自転車2次遠征
地域:奈良県、和歌山県
日程:12月26日(土)
メンバー:(2) 松浦 小島(PL) 松尾 (1) 西山(衛生) 浅岡(SL) 新井 後藤(記録) 本田
計8人
分け入っても分け入っても青い山
種田山頭火
12月26日土曜日、私は爽やかな朝日を浴びながら、乗客のまばらな電車に揺られていた。この電車は自転車2次遠征のスタート地点、橿原神宮前駅へ向かう電車である。乗客は皆、朝日と同じく爽やかな笑顔をその顔に称えていた。私もこの時は同じような表情であったはずである。この先に待ち受ける苦難を知らなかった私は…。
今回の合宿では高野山を越えることになっていた。最大標高は922mである。かなり登らないといけないと覚悟はしていた。しかし実際は思った以上にきつかった。何と言っても、坂が長い。長すぎるのである。かなり長い時間登り続け、そろそろ頂上かと思った時だった。頂上まであと10kmだと知ったのは。心が折れる音がした。このご時世、電車も通っているのになぜ私たちは死に物狂いで自転車を漕いでいるのだろうか。阿保である。私はUターンして麓から電車に乗ろうと心に決めた。しかし、後ろには先輩がいる。先輩が最後尾を走るのは新入生の逃亡を防ぐためであったのだ。昔、偉い人が言ったらしい。「なぜ山に登るのか。そこに山があるからだ。」と。山があるのは知っている。だがなぜ登るのかと聞いているのだ。そこからはもう無心で登り続けた。道の先にある曲がり角を曲がったら頂上だろうという希望はもう抱かなくなっていた。頂上に着いたときには、憔悴していた。逃げる気力も無くなっていた。だが、ここからは下るだけである。解放されたようなすがすがしい気持ちで夢中で風を切った。しかし、ここで苦難は終わりではなかったのである。日が暮れてきてもまだ山から出られないのだ。おまけに山の中には駅もコンビニもトイレも喫茶店も何もない。自転車班の皆に焦りが現れだした。そんな私たちの焦りをよそに、日は一気に落ちてしまった。星が綺麗に瞬く空の下、ひたすら足を動かすことに集中し、必死でついていった。走っても、走っても街が見えない。それどころか、どれだけ走っても目の前には黒い山々がそびえたっている。街が現れる気配もない。まさに、「分け入っても分け入っても青い山」である。こんなところで種田山頭火の句を実感するとは。しかし、青い山ではなく黒い山である。

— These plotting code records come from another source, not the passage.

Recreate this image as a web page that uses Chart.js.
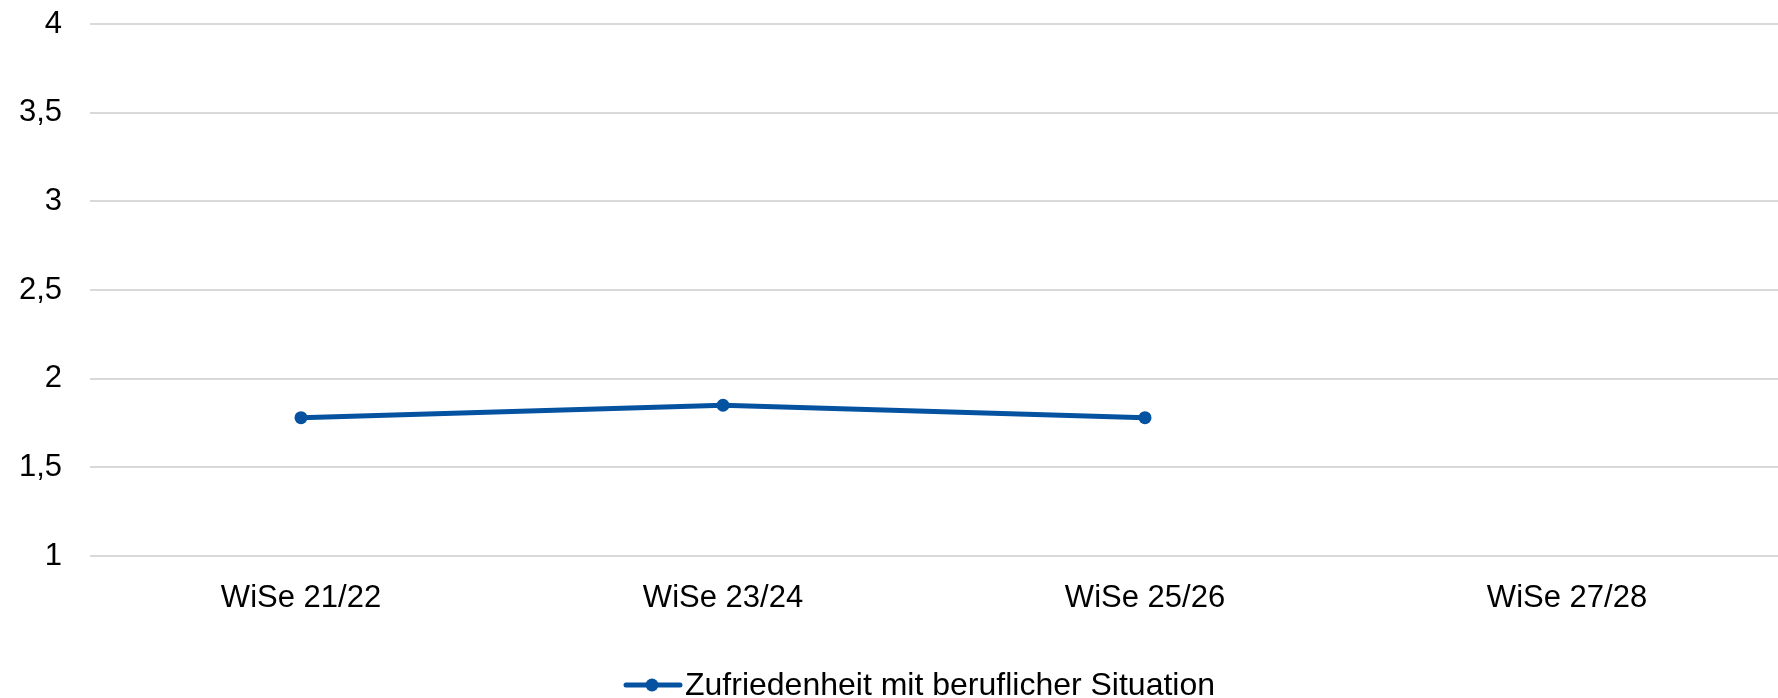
<!DOCTYPE html>
<html><head><meta charset="utf-8">
<script src="https://cdn.jsdelivr.net/npm/chart.js@4/dist/chart.umd.min.js"></script>
<style>
html,body{margin:0;padding:0;background:#fff}
#wrap{position:relative;width:1778px;height:698px;overflow:hidden}
#cwrap{position:absolute;left:0;top:0;width:1778px;height:698px}
#lg{position:absolute;left:622px;top:676px}
#lgt{position:absolute;left:685px;top:668px;white-space:nowrap;font-family:'Liberation Sans',Arial,sans-serif;font-size:32px;line-height:32px;color:#000}
</style>
</head><body><div id="wrap"><div id="cwrap"><canvas id="c"></canvas></div>
<canvas id="lg" width="62" height="18"></canvas><span id="lgt"></span></div>
<script>
const categories = ["WiSe 21/22", "WiSe 23/24", "WiSe 25/26", "WiSe 27/28"];
const seriesName = "Zufriedenheit mit beruflicher Situation";
const seriesValues = [1.78, 1.85, 1.78, null];
const yTicks = [1, 1.5, 2, 2.5, 3, 3.5, 4];

const COLOR = '#0552a1';
const FONT = "'Liberation Sans', Arial, sans-serif";
const FS = 31;

// legend (real text)
document.getElementById('lgt').textContent = seriesName;
(function(){
  const g = document.getElementById('lg').getContext('2d');
  g.strokeStyle = COLOR; g.lineWidth = 5; g.lineCap = 'round';
  g.beginPath(); g.moveTo(4,9); g.lineTo(58,9); g.stroke();
  g.fillStyle = COLOR; g.beginPath(); g.arc(30,9,6.5,0,Math.PI*2); g.fill();
})();

new Chart(document.getElementById('c'), {
  type: 'line',
  data: {
    labels: categories,
    datasets: [{
      label: seriesName,
      data: seriesValues,
      borderColor: COLOR,
      backgroundColor: COLOR,
      borderWidth: 5,
      pointRadius: 6.5,
      pointHoverRadius: 6.5,
      pointBackgroundColor: COLOR,
      pointBorderWidth: 0,
      tension: 0,
      pointStyle: 'circle'
    }]
  },
  options: {
    responsive: true,
    maintainAspectRatio: false,
    animation: false,
    layout: { autoPadding: false, padding: { top: 24, right: 0, left: 0, bottom: 0 } },
    plugins: {
      tooltip: { enabled: false },
      legend: { display: false }
    },
    scales: {
      x: {
        offset: true,
        grid: { display: false, drawTicks: false },
        border: { display: false },
        ticks: { font: { family: FONT, size: FS }, color: '#000', padding: 24, maxRotation: 0 },
        afterFit(s){ s.height = 142; s.paddingLeft = 0; s.paddingRight = 0; }
      },
      y: {
        min: 1, max: 4,
        afterBuildTicks(s){ s.ticks = yTicks.map(v => ({ value: v })); },
        grid: { color: '#d9d9d9', lineWidth: 2, drawTicks: false },
        border: { display: false },
        ticks: {
          font: { family: FONT, size: FS }, color: '#000', padding: 28,
          callback: v => String(v).replace('.', ',')
        },
        afterFit(s){ s.width = 90; s.paddingTop = 0; s.paddingBottom = 0; }
      }
    }
  }
});
</script></body></html>
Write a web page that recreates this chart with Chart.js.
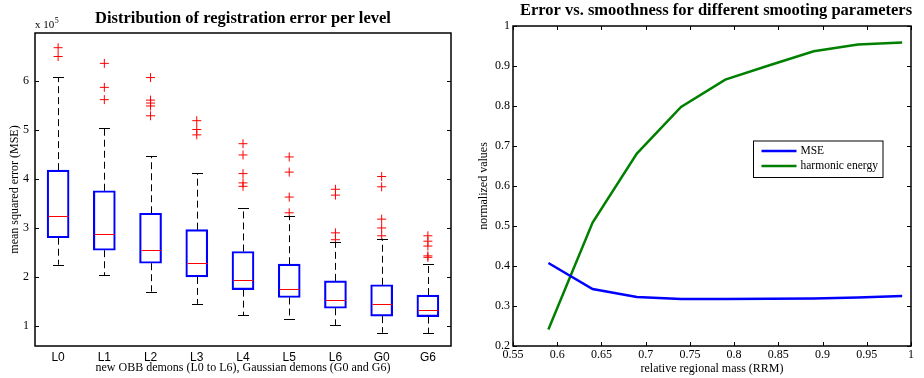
<!DOCTYPE html>
<html><head><meta charset="utf-8">
<script src="https://cdn.jsdelivr.net/npm/chart.js@4/dist/chart.umd.min.js"></script>
<style>
html,body{margin:0;padding:0;background:#fff;}
#wrap{position:relative;width:924px;height:378px;overflow:hidden;}
#c1{position:absolute;left:0;top:0;}
#c2{position:absolute;left:460px;top:0;}
</style></head><body>
<div id="wrap"><canvas id="c1" width="460" height="378"></canvas><canvas id="c2" width="464" height="378"></canvas></div>
<script>
// ---- Left chart data (values in units of 10^5) ----
const levels = ['L0','L1','L2','L3','L4','L5','L6','G0','G6'];
const lowerWhisker = [2.25, 2.04, 1.70, 1.45, 1.22, 1.14, 1.02, 0.86, 0.85];
const q1 = [2.80, 2.545, 2.28, 2.00, 1.74, 1.58, 1.36, 1.20, 1.19];
const medians = [3.245, 2.87, 2.545, 2.29, 1.93, 1.75, 1.52, 1.45, 1.33];
const q3 = [4.18, 3.76, 3.30, 2.965, 2.52, 2.26, 1.92, 1.84, 1.63];
const upperWhisker = [6.08, 5.05, 4.47, 4.12, 3.41, 3.25, 2.71, 2.78, 2.26];
const outliers = [
  [6.68, 6.50],
  [6.36, 5.87, 5.62],
  [6.07, 5.61, 5.55, 5.49, 5.29],
  [5.19, 5.01, 4.90],
  [4.72, 4.49, 4.11, 3.92, 3.85],
  [4.45, 4.14, 3.63, 3.31],
  [3.79, 3.67, 2.90, 2.76],
  [4.05, 3.84, 3.18, 3.00, 2.84],
  [2.84, 2.73, 2.63, 2.43, 2.40]
];
const leftYTicks = [1, 2, 3, 4, 5, 6];

// ---- Right chart data ----
const rrm = [0.59, 0.64, 0.69, 0.74, 0.79, 0.84, 0.89, 0.94, 0.99];
const mse = [0.4075, 0.3425, 0.3225, 0.3175, 0.3175, 0.318, 0.319, 0.321, 0.325];
const harmonic = [0.241, 0.5085, 0.681, 0.7975, 0.866, 0.902, 0.9368, 0.9535, 0.9585];
const rightXTicks = [0.55, 0.6, 0.65, 0.7, 0.75, 0.8, 0.85, 0.9, 0.95, 1];
const rightYTicks = [0.2, 0.3, 0.4, 0.5, 0.6, 0.7, 0.8, 0.9, 1];

const SERIF = '"Liberation Serif", "Times New Roman", serif';
const SANS = '"Liberation Sans", Arial, sans-serif';

const matlabFrame = {
  id: 'matlabFrame',
  afterDraw(chart, args, opts) {
    const {ctx, chartArea: a, scales} = chart;
    ctx.save();
    ctx.strokeStyle = '#000';
    ctx.lineWidth = 1;
    const L = 4;
    if (opts.yTicks) {
      scales.y.ticks.forEach(t => {
        const py = Math.round(scales.y.getPixelForValue(t.value)) + 0.5;
        ctx.beginPath();
        ctx.moveTo(a.left, py); ctx.lineTo(a.left + L, py);
        ctx.moveTo(a.right, py); ctx.lineTo(a.right - L, py);
        ctx.stroke();
      });
    }
    if (opts.xTicks) {
      scales.x.ticks.forEach(t => {
        const px = Math.round(scales.x.getPixelForValue(t.value)) + 0.5;
        ctx.beginPath();
        ctx.moveTo(px, a.bottom); ctx.lineTo(px, a.bottom - L);
        ctx.moveTo(px, a.top); ctx.lineTo(px, a.top + L);
        ctx.stroke();
      });
    }
    ctx.lineWidth = 1.5;
    ctx.strokeRect(a.left, a.top, a.right - a.left, a.bottom - a.top);
    ctx.restore();
  }
};

const plotTitle = {
  id: 'plotTitle',
  afterDraw(chart, args, opts) {
    const {ctx, chartArea: a} = chart;
    ctx.save();
    ctx.fillStyle = '#000';
    ctx.font = 'bold 16.5px ' + SERIF;
    ctx.textAlign = 'center';
    ctx.textBaseline = 'alphabetic';
    ctx.fillText(opts.text, (a.left + a.right) / 2 + (opts.dx || 0), opts.baseline);
    if (opts.exponent) {
      ctx.textAlign = 'left';
      ctx.font = '11px ' + SERIF;
      ctx.fillText('x 10', a.left, 28);
      const w = ctx.measureText('x 10').width;
      ctx.font = '8px ' + SERIF;
      ctx.fillText('5', a.left + w + 0.5, 23);
    }
    ctx.restore();
  }
};

const boxExtras = {
  id: 'boxExtras',
  afterDatasetsDraw(chart) {
    const {ctx, scales: {x, y}} = chart;
    ctx.save();
    levels.forEach((lab, i) => {
      const cx = Math.round(x.getPixelForValue(i)) + 0.5;
      const half = 11, capHalf = 5.5;
      // whiskers (dashed)
      ctx.strokeStyle = '#000';
      ctx.lineWidth = 1;
      ctx.setLineDash([7, 4]);
      ctx.beginPath();
      ctx.moveTo(cx, y.getPixelForValue(q3[i]));
      ctx.lineTo(cx, y.getPixelForValue(upperWhisker[i]));
      ctx.moveTo(cx, y.getPixelForValue(q1[i]));
      ctx.lineTo(cx, y.getPixelForValue(lowerWhisker[i]));
      ctx.stroke();
      ctx.setLineDash([]);
      // caps
      ctx.beginPath();
      let py = Math.round(y.getPixelForValue(upperWhisker[i])) + 0.5;
      ctx.moveTo(cx - capHalf, py); ctx.lineTo(cx + capHalf, py);
      py = Math.round(y.getPixelForValue(lowerWhisker[i])) + 0.5;
      ctx.moveTo(cx - capHalf, py); ctx.lineTo(cx + capHalf, py);
      ctx.stroke();
      // median
      ctx.strokeStyle = '#ff0000';
      ctx.beginPath();
      py = Math.round(y.getPixelForValue(medians[i])) + 0.5;
      ctx.moveTo(cx - half + 1, py); ctx.lineTo(cx + half - 1, py);
      ctx.stroke();
    });
    ctx.restore();
  }
};

const legendBox = {
  id: 'legendBox',
  afterDraw(chart) {
    const {ctx, chartArea: a} = chart;
    const bx = a.right - 157.5, by = a.top + 115, bw = 129.5, bh = 36.5;
    ctx.save();
    ctx.fillStyle = '#fff';
    ctx.fillRect(bx, by, bw, bh);
    ctx.strokeStyle = '#000';
    ctx.lineWidth = 1;
    ctx.strokeRect(bx, by, bw, bh);
    ctx.font = '11.5px ' + SERIF;
    ctx.textBaseline = 'middle';
    ctx.textAlign = 'left';
    chart.data.datasets.forEach((ds, i) => {
      const ry = by + 10 + i * 15;
      ctx.strokeStyle = ds.borderColor;
      ctx.lineWidth = 2.5;
      ctx.beginPath();
      ctx.moveTo(bx + 8, ry); ctx.lineTo(bx + 43, ry);
      ctx.stroke();
      ctx.fillStyle = '#000';
      ctx.fillText(ds.label, bx + 47, ry);
    });
    ctx.restore();
  }
};

new Chart(document.getElementById('c1'), {
  type: 'bar',
  data: {
    labels: levels,
    datasets: [
      {
        type: 'bar',
        label: 'IQR',
        data: levels.map((_, i) => [q1[i], q3[i]]),
        backgroundColor: 'rgba(0,0,0,0)',
        borderColor: '#0000ff',
        borderWidth: 1.5,
        borderSkipped: false,
        barThickness: 22
      },
      {
        type: 'scatter',
        label: 'outliers',
        data: outliers.flatMap((arr, i) => arr.map(v => ({x: levels[i], y: v}))),
        pointStyle: 'cross',
        radius: 4.5,
        borderColor: '#ff0000',
        backgroundColor: '#ff0000',
        borderWidth: 1
      }
    ]
  },
  options: {
    responsive: false,
    animation: false,
    events: [],
    layout: {padding: {left: 0, right: 9, top: 33, bottom: 0}},
    plugins: {
      legend: {display: false},
      tooltip: {enabled: false},
      matlabFrame: {yTicks: true, xTicks: false},
      plotTitle: {text: 'Distribution of registration error per level', baseline: 23, exponent: true}
    },
    scales: {
      x: {
        type: 'category',
        offset: true,
        grid: {display: false, drawTicks: false},
        border: {display: false},
        ticks: {color: '#000', font: {family: SANS, size: 12}, padding: 4},
        title: {display: true, text: 'new OBB demons (L0 to L6), Gaussian demons (G0 and G6)', color: '#000', font: {family: SERIF, size: 12}, padding: {top: 0, bottom: 3}},
        afterFit: s => { s.height = 32; }
      },
      y: {
        type: 'linear',
        min: 0.59, max: 6.98,
        grid: {display: false, drawTicks: false},
        border: {display: false},
        afterBuildTicks: s => { s.ticks = leftYTicks.map(v => ({value: v})); },
        ticks: {color: '#000', font: {family: SERIF, size: 12}, padding: 6, callback: v => String(v)},
        title: {display: true, text: 'mean squared error (MSE)', color: '#000', font: {family: SERIF, size: 12}, padding: {top: 8, bottom: 0}},
        afterFit: s => { s.width = 35; }
      }
    }
  },
  plugins: [boxExtras, matlabFrame, plotTitle]
});

new Chart(document.getElementById('c2'), {
  type: 'line',
  data: {
    datasets: [
      {label: 'MSE', data: rrm.map((x, i) => ({x, y: mse[i]})), borderColor: '#0000ff', borderWidth: 2.5, pointRadius: 0, tension: 0, fill: false},
      {label: 'harmonic energy', data: rrm.map((x, i) => ({x, y: harmonic[i]})), borderColor: '#008000', borderWidth: 2.5, pointRadius: 0, tension: 0, fill: false}
    ]
  },
  options: {
    responsive: false,
    animation: false,
    events: [],
    layout: {padding: {left: 0, right: 13, top: 26, bottom: 0}},
    plugins: {
      legend: {display: false},
      tooltip: {enabled: false},
      matlabFrame: {yTicks: true, xTicks: true},
      plotTitle: {text: 'Error vs. smoothness for different smooting parameters', baseline: 15, dx: 4}
    },
    scales: {
      x: {
        type: 'linear',
        min: 0.55, max: 1,
        grid: {display: false, drawTicks: false},
        border: {display: false},
        afterBuildTicks: s => { s.ticks = rightXTicks.map(v => ({value: v})); },
        ticks: {color: '#000', font: {family: SERIF, size: 12}, padding: 2, maxRotation: 0, autoSkip: false, callback: v => String(+(+v).toFixed(2))},
        title: {display: true, text: 'relative regional mass (RRM)', color: '#000', font: {family: SERIF, size: 12}, padding: {top: 0, bottom: 2}},
        afterFit: s => { s.height = 32; }
      },
      y: {
        type: 'linear',
        min: 0.2, max: 1,
        grid: {display: false, drawTicks: false},
        border: {display: false},
        afterBuildTicks: s => { s.ticks = rightYTicks.map(v => ({value: v})); },
        ticks: {color: '#000', font: {family: SERIF, size: 12}, padding: 3, callback: v => String(+(+v).toFixed(2))},
        title: {display: true, text: 'normalized values', color: '#000', font: {family: SERIF, size: 12}, padding: {top: 17, bottom: 0}},
        afterFit: s => { s.width = 53; }
      }
    }
  },
  plugins: [matlabFrame, plotTitle, legendBox]
});
</script>
</body></html>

街が現れたときの感動は言いようもない。最初の信号機を見つけたときには、涙が溢れ出してきたほどである。そこから私の記憶は途絶えている。気が付けばまた電車に揺られていた。外は漆黒の闇である。爽やかな笑顔の乗客はもういない。総走行時間約12時間。総走行距離129.5km。獲得標高2537m。これが今日一日の記録である。この数字にどんな意味があるというのか。私がワンダーフォーゲル部に入ったのはバラ色のキャンパスライフを送るためではなかったか。この数字がそこに通じているとは到底思えない。責任者は誰か。たぶん私であろう。自分の意志で入部を決めたのだから。